EDITOR'S NOTE: It's likely time that commentary on the US Team's failure to
medal at the 2012 Olympics moves from the Scuttlebutt Newsletter to the
Forum. Ben has a follow-up comment to this letter from Dean in the Forum,
where additional comments are welcome:

* From Chip Croft:
Until sailing becomes more PROACTIVE in including non-whites, it will
always be a minor sport in the U.S. with no growth and lacking the talent
that could make the U.S. amazingly competitive in the Olympics. Look what
Tiger Woods and Serena and Venus Williams did for their sports. Where is
the Gabby Douglas of sailing? They massively increased the popularity of
their sports. Where are their counterparts in sailing?

Look at all the major sports in the U.S. - they are wonderfully diverse.
Now look at sailing. Look around the next sailboat show and see how white
the crowd is. Sailing is a dead sport until it catches up in including the
rest of the athletes in the U.S. and it is a very long way from it.

* From Geoff Emanuel:
I took note of the statement in Scuttlebutt 3657 by the Aussie Gold
medalist in the 49er Class:

"One of the factors behind the sailing team's success, Nathan believes, was
having a social headquarters at a local Weymouth pub for the sailors and
their supporters to get together at the end of each day."

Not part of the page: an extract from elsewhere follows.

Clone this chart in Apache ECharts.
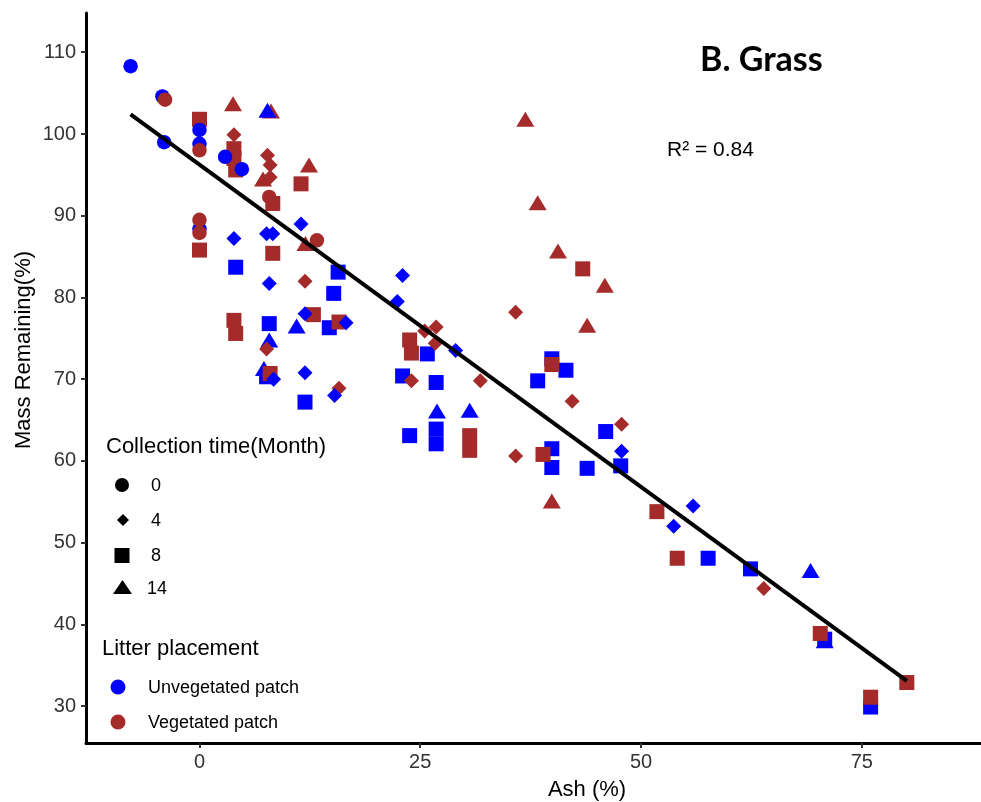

Could it be that the U.S. is taking the Olympic training process too
seriously, leading to burn out?

* From Paul Henderson:
I feel obliged to correct a few of the facts that Mr Harmsworth got wrong
in Scuttlebutt 3657.

As ISAF President from 1994-2004, the number of Olympic events rose from 10
in Savannah 1996 to 11 for Sydney 2000, and was the same for Athens 2004
and for Beijing 2008. In 2008, the Events for London 2012 were reduced to
10 after I retired from the ISAF Presidency in 2004.

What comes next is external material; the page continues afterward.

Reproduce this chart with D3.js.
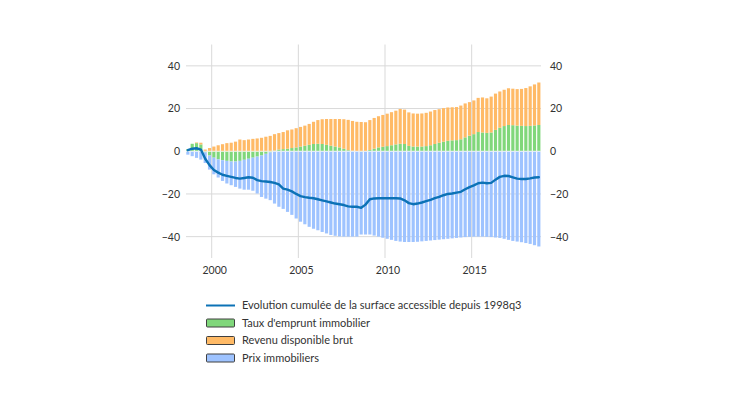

All sports were given a quota of athletes for Sydney 2000 and Sailing was
set at 400 and ISAF over sold by one to 401. It is the responsibility of
ISAF to get as many sailors to the Olympics as possible, not to stop them.
For Athens 2004, the IOC cut all sports back 5% to try and keep the
athletes to 10,500 so Sailing was allocated 380. This meant that ISAF had
to reduce one entry in each of the 11 events which was not onerous. Sailing
was allowed the same number for Athens.

One of the other challenges was to increase women's participation in the
Olympics. In Savanna 1996, Sailing had the lowest % of women competitors of
any dual gender sport at 19%. In Athens 2004, the women's competitors in
Sailing went from 19% to 37%, a result I am most proud of. To get a higher
% will be most difficult as certain regions of the world do not promote
women in sport.

* From Bob Fisher:
Every sailor worth his salt agrees with John McConnell (S-3656) - Paul
Henderson was simply the best.

* From Ken Bertino:
Regarding the commentary in Scuttlebutt 3657 by Nicholas Hayes titled
'Sailing Isn't A Sport', I have watched and been active in many sports over
the years. To be successful at any, there must be a passion. Many sportsmen
(women) have that passion.

Sailing/racing, particularly offshore sailing/racing, takes that passion
beyond most sports as I see it. Maybe it isn't a sport, so what? It sure is
fun!! Well said Nicholas. Thank you.